# Audi RS4 -Reflectology



## Reflectology (Jul 29, 2009)

*Having finished the previous RS6 Plus it was time to drop onto another little beast in the form of a track spec RS4....again Silver but hey, makes a difference to black all the time....again wheels were removed by the owner before arrival....This is what lay in wait for me....*









































































*Wheels didn't look in too bad a condition as you can see but the insides took me almost 2hrs as they were spread thick with old weight adhesive, and plenty of it on all 4 wheels....*










*They were cleaned with Iron X and my own wheel cleaner....various brushes and plenty of Tardis, and I mean plenty of Tardis....Almost called the Dr to borrow his....*










*Degreaser was applied to the paintwork and subsequently rinsed, washed with Zymol Shampoo, rinsed and dried....Iron x then made another appearance....Rinsed and clayed with DJ Supernatural Clay....*

*Iron X at work....*









*Again as it was silver it was difficult to make out any defects but i will try to show these....*










*And a 50-50 if you can make it out....*










*Anyway carrying on, as it was looking a little grim weather wise I thought I would crack on and get both roof and bonnet completed with the exception of LSP, so basically roof corrected and refined in one fell swoop....but when it came to the bonnet....well I got half way across and down came the rain, only for a few minutes, which gave me this opportunity to take a 50-50 of the effects of a freshly polished clean area of paintwork and compare it with something not so....As you can see from the pic such a difference....*










*A quick shot of the roof with Chemical guys WMF in the rain and the bonnet after machining, (when the sun came back out)....*




























*Oh and that isnt the end of the wet weather photography....

After all machine work was done it was finished off with DJ PH Pro, which I am lovin'....

The interior was also to be done on this was and looked like this before....*




























*A few water stains visible on both A Pillars, possibly due to blocked sunroof rain channels....*



















*When it was all done and dusted it all ended up like this....*


















































































*Now then, remember those wet weather pictures I mentioned....*

















































































































































*And the sun shone....for all of a couple of minutes....*








































































*Thanks for taking the time to have a look and a read....*


----------



## DMH-01 (Mar 29, 2011)

Fantastic job as always mate, looks tidy.


----------



## ROMEYR32 (Mar 27, 2011)

Cracking job!


----------



## tonyy (Jul 26, 2008)

Very nice...


----------



## Mgs Detail (Jul 12, 2010)

Looks like when you turned up it was just sitting on it's discs! sort of reminded me of a place i use to live lol.


----------



## Pookini (Jan 19, 2011)

Such lovely motors  Love these so much!
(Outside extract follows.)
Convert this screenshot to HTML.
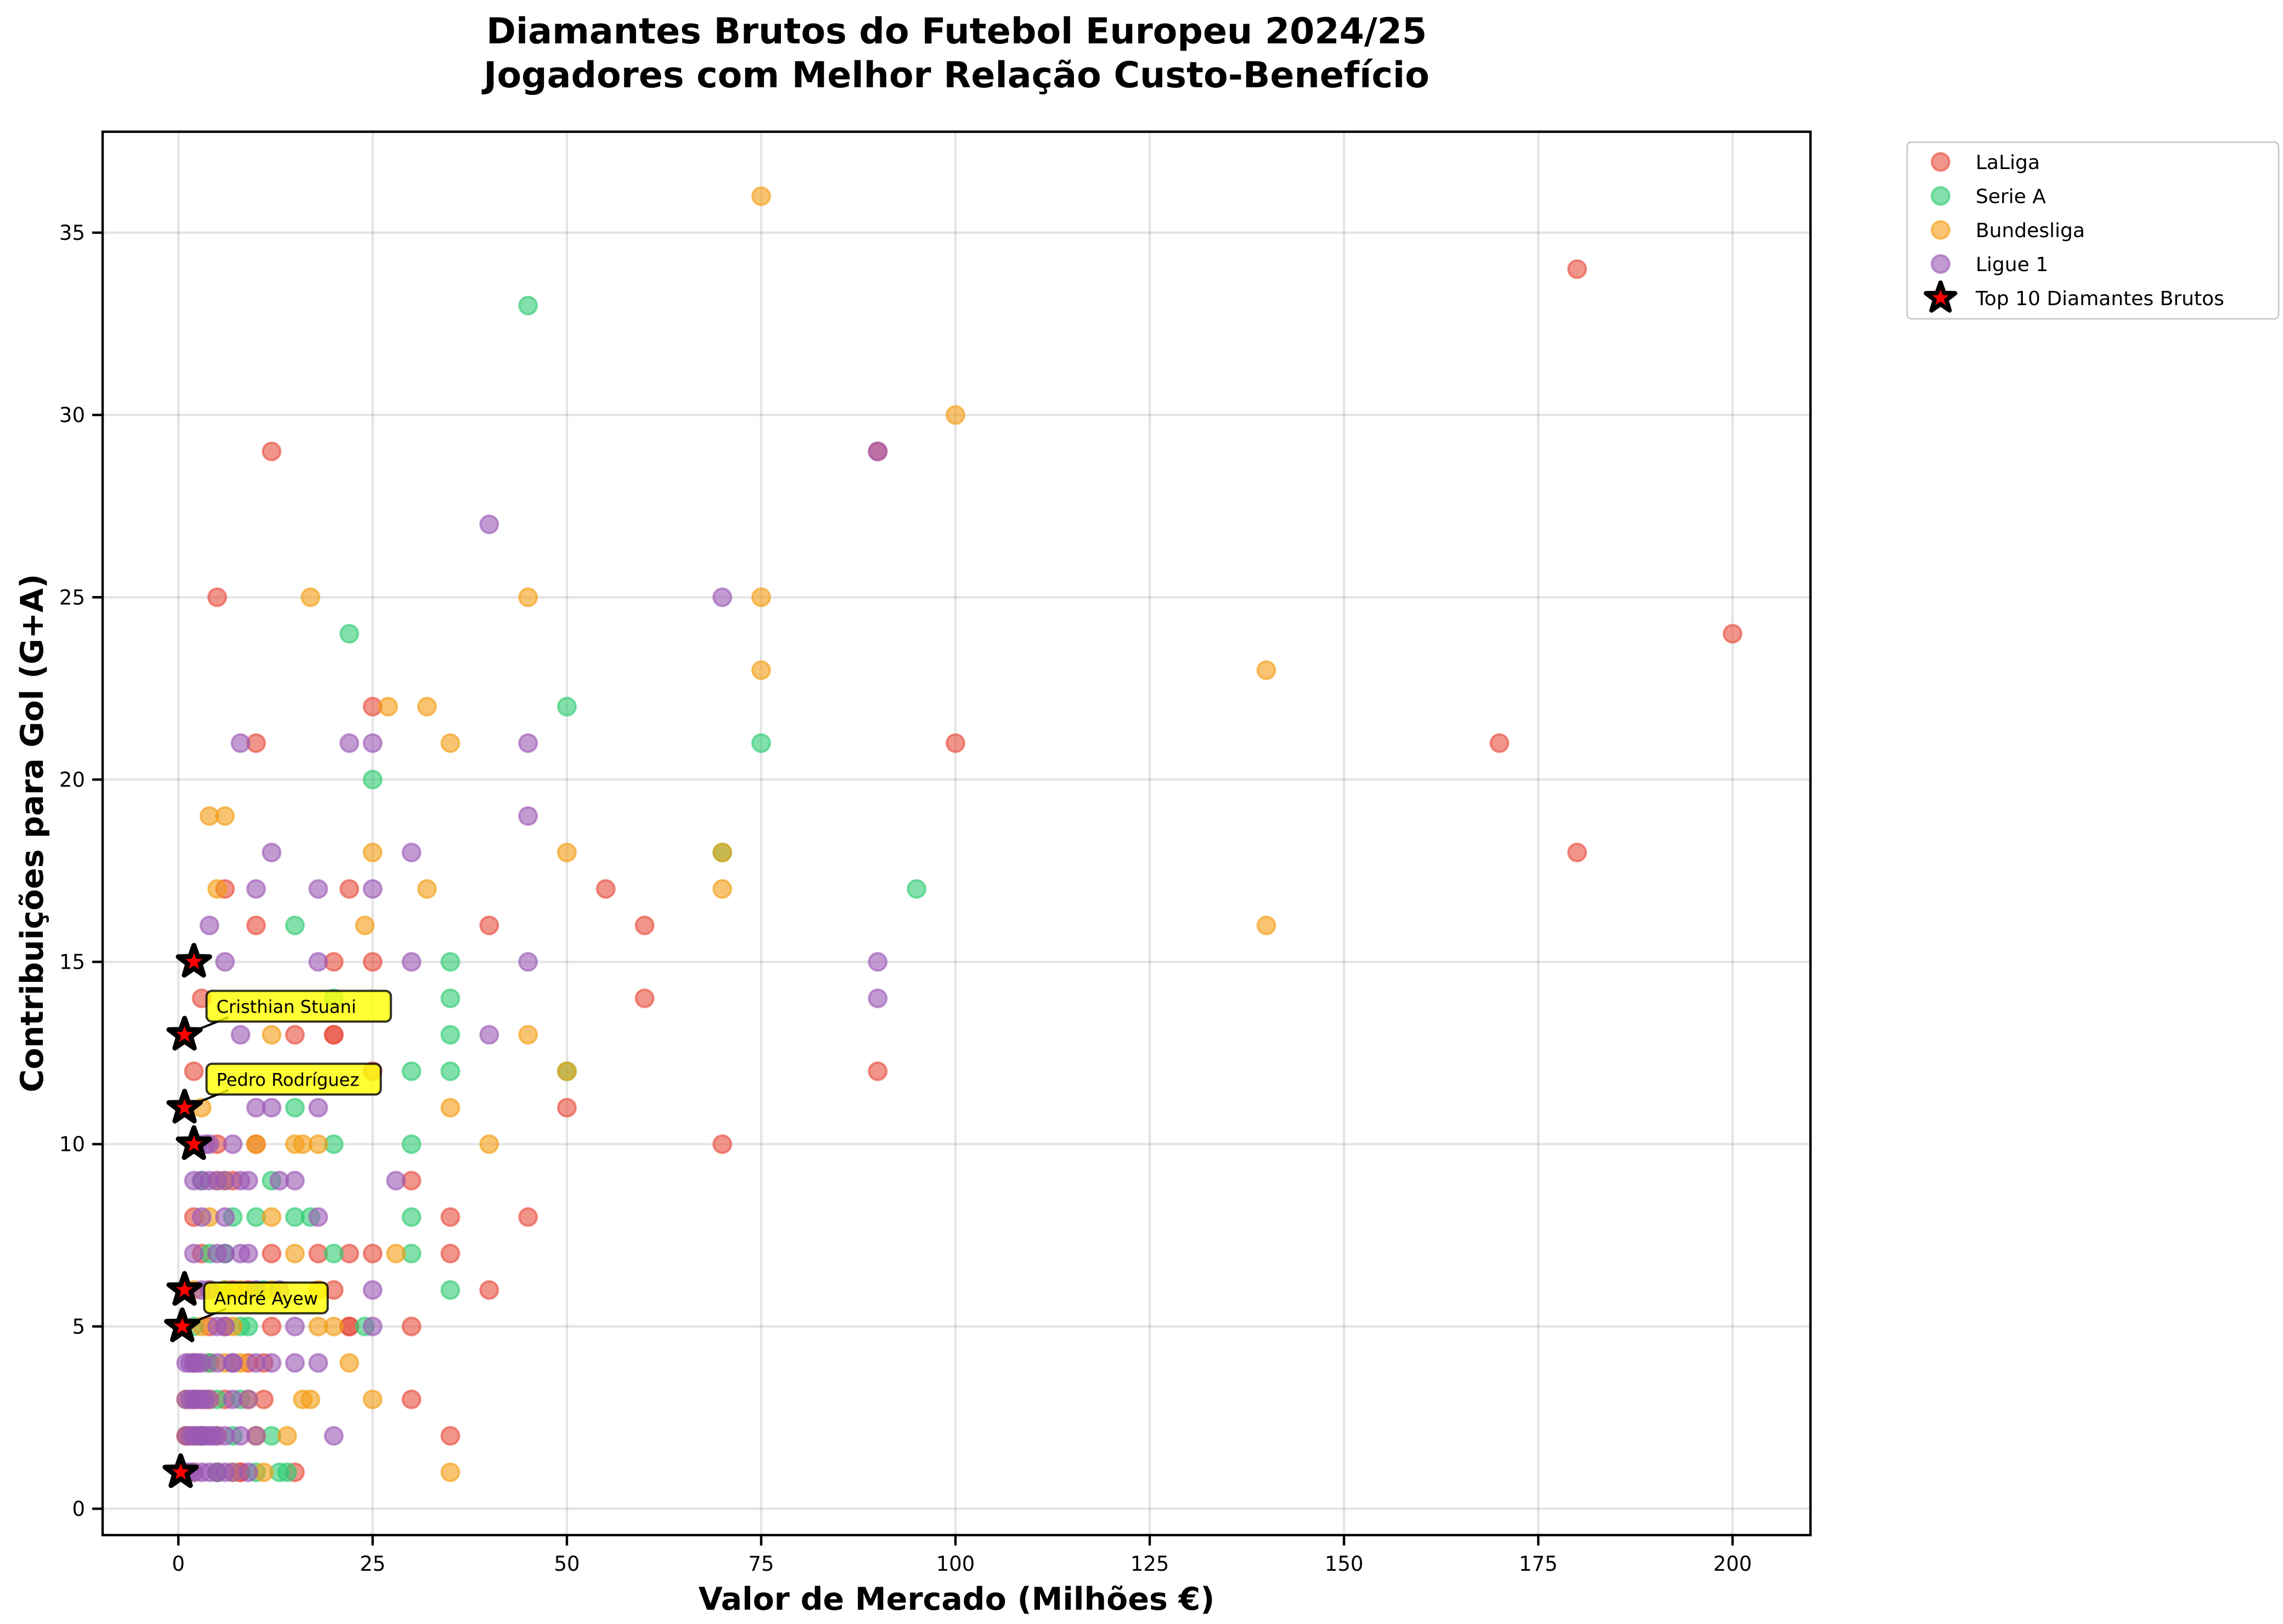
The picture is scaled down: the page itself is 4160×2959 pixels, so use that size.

You do a great job on silver :thumb:


----------



## PhilT_RS246.com (Jun 19, 2011)

As per the RS6 thread, top fella and top job.

I've had this car from new (10 years), 115000 miles and I love it 

I think the B5 RS4 is up there with the RS2 in terms of being a landmark Audi RS. The tuning possibilities seems never ending at the moment, so plenty of options if it gets boring.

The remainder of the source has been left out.